Pero de aquí a que esto ocurra pueden pasar HORAS, y durante ese
tiempo la cosa sólo puede empeorar.
No
digo que la primera persona en levantarse de la mesa vaya a
preguntarle a la acólita si le apetece irse ya a su casa, pero
siempre es más fácil decir «Yo también me voy» que «Yo me voy».
El adverbio implica acumulación, una reiteración en el acto, una
seguridad sin precedentes gracias, precisamente, a que hay
precedentes: ya ha habido alguien que ha avisado de su partida, ¿por
qué no iba a poder hacerlo una comensal más?, de donde salen dos
salen tres. Por supuesto, en estas situaciones hay que ser rápida;
de nada sirve esperar a que desaparezca por el horizonte la silueta
del pionero para decir que tú también tienes que irte a casa, pues
ese «también» pierde su validez con el paso del tiempo. Tienes que
saber coger la oportunidad al vuelo antes de que se encuentre
demasiado lejos como para tener que cogerla estirando el brazo.
Así
que el miércoles, veintisiete de noviembre, ya no tenía psicóloga.

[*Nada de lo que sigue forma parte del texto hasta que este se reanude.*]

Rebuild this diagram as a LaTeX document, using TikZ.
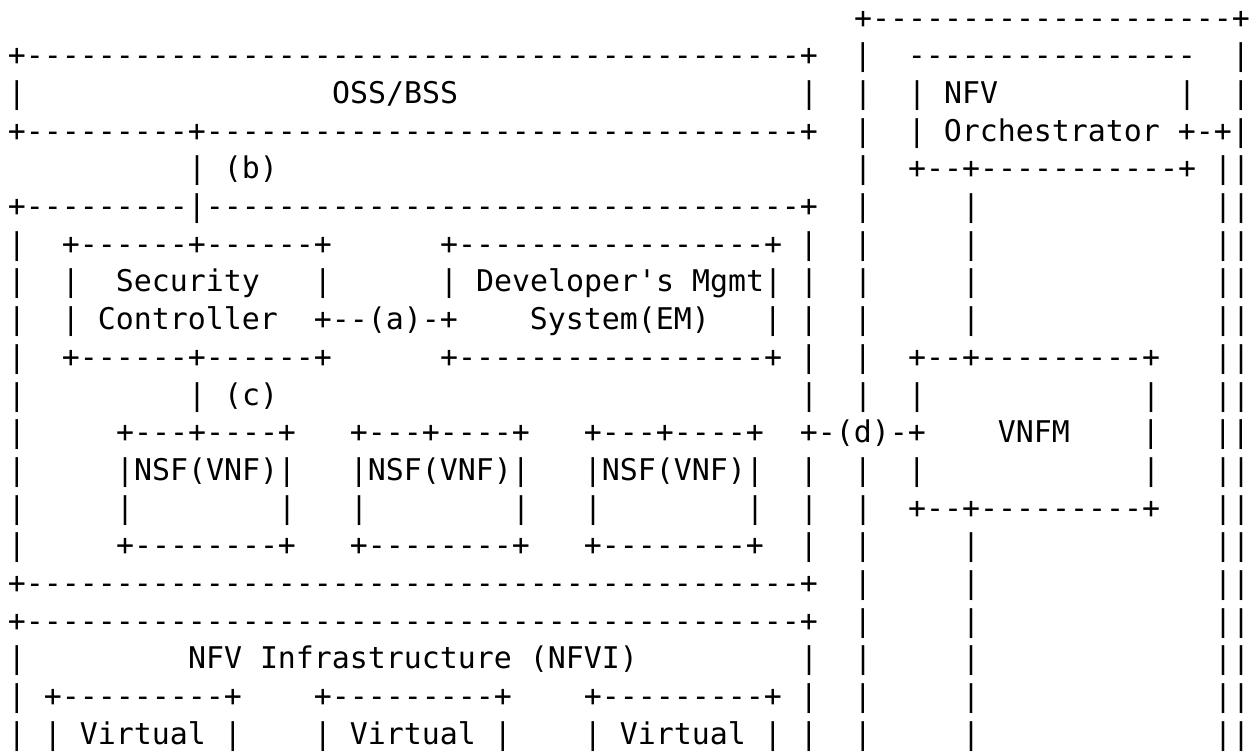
\documentclass[tikz,border=0pt]{standalone}
\usepackage{fontspec}
\setmonofont{DejaVu Sans Mono}
\ExplSyntaxOn
\cs_new:Npn \RepCh #1#2 { \prg_replicate:nn {#1} {#2} }
\ExplSyntaxOff
\newlength\cw
\setlength\cw{9pt}
\newcommand\Sp[1]{\hspace*{#1\cw}}
\newcommand\Dh[1]{\RepCh{#1}{-}}
\tikzset{
  asciirow/.style={inner sep=0pt, outer sep=0pt, anchor=base west, text=black,
    font=\ttfamily\fontsize{14.95pt}{18.85pt}\selectfont},
}
\begin{document}
\begin{tikzpicture}[x=1pt,y=1pt]
\fill[white] (0,0) rectangle (628.5,-376);
\useasboundingbox (0,0) rectangle (628.5,-376);
\def\X{4}
\node[asciirow] (r0)  at (\X,-14.00) {\Sp{47}+\Dh{20}+};
\node[asciirow] (r1)  at (\X,-32.85) {+\Dh{43}+\Sp{2}|\Sp{2}\Dh{16}\Sp{2}|};
\node[asciirow] (r2)  at (\X,-51.70) {|\Sp{17}OSS/BSS\Sp{19}|\Sp{2}|\Sp{2}|\Sp{1}NFV\Sp{10}|\Sp{2}|};
\node[asciirow] (r3)  at (\X,-70.55) {+\Dh{9}+\Dh{33}+\Sp{2}|\Sp{2}|\Sp{1}Orchestrator\Sp{1}+-+|};
\node[asciirow] (r4)  at (\X,-89.40) {\Sp{10}|\Sp{1}(b)\Sp{32}|\Sp{2}+--+\Dh{11}+\Sp{1}||};
\node[asciirow] (r5)  at (\X,-108.25) {+\Dh{9}|\Dh{33}+\Sp{2}|\Sp{5}|\Sp{13}||};
\node[asciirow] (r6)  at (\X,-127.10) {|\Sp{2}+\Dh{6}+\Dh{6}+\Sp{6}+\Dh{17}+\Sp{1}|\Sp{2}|\Sp{5}|\Sp{13}||};
\node[asciirow] (r7)  at (\X,-145.95) {|\Sp{2}|\Sp{2}Security\Sp{3}|\Sp{6}|\Sp{1}Developer's\Sp{1}Mgmt|\Sp{1}|\Sp{2}|\Sp{5}|\Sp{13}||};
\node[asciirow] (r8)  at (\X,-164.80) {|\Sp{2}|\Sp{1}Controller\Sp{2}+--(a)-+\Sp{4}System(EM)\Sp{3}|\Sp{1}|\Sp{2}|\Sp{5}|\Sp{13}||};
\node[asciirow] (r9)  at (\X,-183.65) {|\Sp{2}+\Dh{6}+\Dh{6}+\Sp{6}+\Dh{17}+\Sp{1}|\Sp{2}|\Sp{2}+--+\Dh{9}+\Sp{3}||};
\node[asciirow] (r10) at (\X,-202.50) {|\Sp{9}|\Sp{1}(c)\Sp{29}|\Sp{2}|\Sp{2}|\Sp{12}|\Sp{3}||};
\node[asciirow] (r11) at (\X,-221.35) {|\Sp{5}+---+----+\Sp{3}+---+----+\Sp{3}+---+----+\Sp{2}+-(d)-+\Sp{4}VNFM\Sp{4}|\Sp{3}||};
\node[asciirow] (r12) at (\X,-240.20) {|\Sp{5}|NSF(VNF)|\Sp{3}|NSF(VNF)|\Sp{3}|NSF(VNF)|\Sp{2}|\Sp{2}|\Sp{2}|\Sp{12}|\Sp{3}||};
\node[asciirow] (r13) at (\X,-259.05) {|\Sp{5}|\Sp{8}|\Sp{3}|\Sp{8}|\Sp{3}|\Sp{8}|\Sp{2}|\Sp{2}|\Sp{2}+--+\Dh{9}+\Sp{3}||};
\node[asciirow] (r14) at (\X,-277.90) {|\Sp{5}+\Dh{8}+\Sp{3}+\Dh{8}+\Sp{3}+\Dh{8}+\Sp{2}|\Sp{2}|\Sp{5}|\Sp{13}||};
\node[asciirow] (r15) at (\X,-296.75) {+\Dh{43}+\Sp{2}|\Sp{5}|\Sp{13}||};
\node[asciirow] (r16) at (\X,-315.60) {+\Dh{43}+\Sp{2}|\Sp{5}|\Sp{13}||};
\node[asciirow] (r17) at (\X,-334.45) {|\Sp{9}NFV\Sp{1}Infrastructure\Sp{1}(NFVI)\Sp{9}|\Sp{2}|\Sp{5}|\Sp{13}||};
\node[asciirow] (r18) at (\X,-353.30) {|\Sp{1}+\Dh{9}+\Sp{4}+\Dh{9}+\Sp{4}+\Dh{9}+\Sp{1}|\Sp{2}|\Sp{5}|\Sp{13}||};
\node[asciirow] (r19) at (\X,-372.15) {|\Sp{1}|\Sp{1}Virtual\Sp{1}|\Sp{4}|\Sp{1}Virtual\Sp{1}|\Sp{4}|\Sp{1}Virtual\Sp{1}|\Sp{1}|\Sp{2}|\Sp{5}|\Sp{13}||};
\end{tikzpicture}
\end{document}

Pero no pasaba nada, decidí no desanimarme y empezar en seguida a
buscar otra: si había logrado hacerlo una vez, por qué no iba a
poder hacerlo otra. Esta vez sí había antecedentes y, creo, pensar
que podría repetirlo no entraba dentro de la categoría de las
conclusiones apresuradas; sobre todo porque la TCC se centra
únicamente en los pensamientos negativos, si bien los positivos
pueden ser igual de erráticos, y la respuesta a dicho pensamiento
iba a ser algo productivo sí o sí aunque no consiguiera volver a
pisar la consulta de un psicólogo en lo que me quedaba de vida.